A new, empowered Civilian Review Board could play a stronger role in investigating police misconduct and recommending disciplinary action under a City Council proposal that was crafted in response to calls for greater accountability of police officers.
Under the proposal, an 11-member board would replace the little-known Community Ombudsman Oversight Panel that, a Boston Globe review found, has provided little oversight of police and is hamstrung by a lack of autonomy. City Councilor Andrea Campbell plans to introduce the proposed city ordinance on Tuesday, saying the recent protests over police abuses demonstrate the need for reform. The City Council and Mayor Martin J. Walsh would need to approve Campbell’s proposed ordinance.
“If not now, then when?” Campbell said in an interview. “This is a critical time. Our residents are demanding we create not only an office that is truly independent and effective but one that holds our officers accountable.”
A spokeswoman for Walsh said the mayor will review the proposal, though she noted that he has already commissioned a task force — led by Wayne Budd, a former US attorney — to look at an array of reforms to policing, including the creation of an effective civilian oversight board. The task force, commissioned in mid-June, is slated to deliver a report in two months.
“We all agree now is the time for urgent action to bring about the systemic change we need to create a more just and equitable society, and bring greater transparency to our processes,” Walsh said in a statement. “I welcome Councilor Campbell’s partnership in the work underway to ensure our institutions are best serving the people of Boston everyday.”
The proposal mirrors several never-enacted recommendations offered by a commission four years ago that would have strengthened the existing oversight panel, known as the CO-OP.
First created in 2007, the CO-OP was seen as having little reach even at the time, the result of several limiting factors: All initial complaints of police misconduct are reviewed by the Police Department’s internal affairs division.
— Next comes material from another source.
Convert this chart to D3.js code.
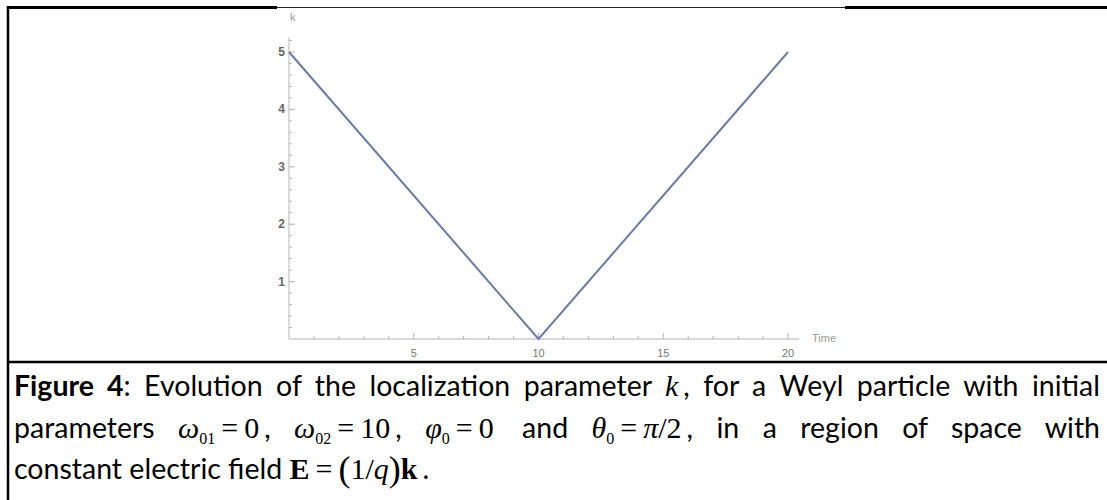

Though the CO-OP can hear citizen appeals of cases, those appeals must be filed within two weeks. And while the CO-OP can review a sample of all internal affairs cases, it’s unclear how those sample cases are selected. The panel also has the power to review cases of extreme police force resulting in injury — but no such case was referred to it in its first decade.
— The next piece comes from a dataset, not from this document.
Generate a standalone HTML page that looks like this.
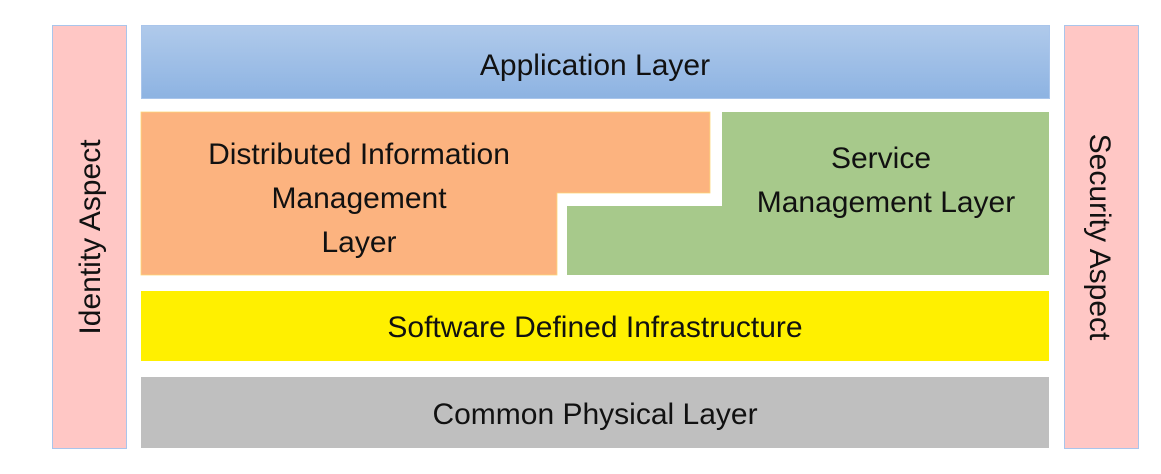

Four years ago, amid outrage over an unjust police killing in Ferguson, Mo., that led to reflections of police accountability nationwide, Walsh commissioned a review of the CO-OP.
At the time, CO-OP members recommended a complete overhaul including the creation of a Community Office of Police Accountability, complete with a staff that would process and analyze complaints and conduct neighborhood outreach. The office would be led by an attorney as its executive director, and would report to an 11-member board that would operate independent of the police department.
Instead, Walsh issued a 2017 executive order that fell short of those recommendations, expanding the number of CO-OP members from three to five, and increasing the sample size of cases the panel can review to up to 20 percent of the internal affairs caseload.
Little is known about the panel’s work in the years since. The panel has not published an annual report, as required by the mayor’s order, since 2017. Its recent June meeting was its first in more than a year; the previous meeting, in March 2019, was a conference call with police representatives.
Campbell’s proposal would match the recommendations set out by CO-OP members four years ago and would create a board with a budget and staff that would operate independent of police, from an office outside police headquarters, where the CO-OP is currently located.
The new board would have subpoena power, and the authority to investigate all allegations of police misconduct, and to make recommendations. Though the police commissioner would still have final say over disciplinary measures, the board would set out standards for the commissioner to follow.
Natashia Tidwell, a former CO-OP member who worked on the recommendations, said the goal was to examine what a true civilian board could look like.
”I think we put forth our report, our recommendations, to the mayor and I’m glad to see there’s movement, hopefully we’ll see some change,” Tidwell said.
Campbell said the board would legally be limited in handing out any discipline, because the city’s collective bargaining agreements with police unions give that power to the police commissioner. But she said the board would be empowered to recommend standards for the commissioner to follow in making any decisions.
In addition, she said, the board would have the power to collect and publicize all data on complaints of use of force, abuse of power, and other police misconduct, and to publicize its own review of those cases.
“The current oversight board is ineffective in creating true accountability,” Campbell said. “Establishing a Civilian Review Board independent from the Police Department, with the authority and resources to review complaints, conduct investigations, and recommend action, including disciplinary action, will bring more accountability and transparency to this system and justice for Bostonians.”
City Councilor Julia Mejia, who is cosponsoring the legislation, added, “Accountability cannot be a term we just throw around and pat ourselves on the back for using.
“We need to create pathways for the people and to make our voices heard when it comes to injustices in our system. It’s time for Boston to join cities across the country in creating a Civilian Review Board.”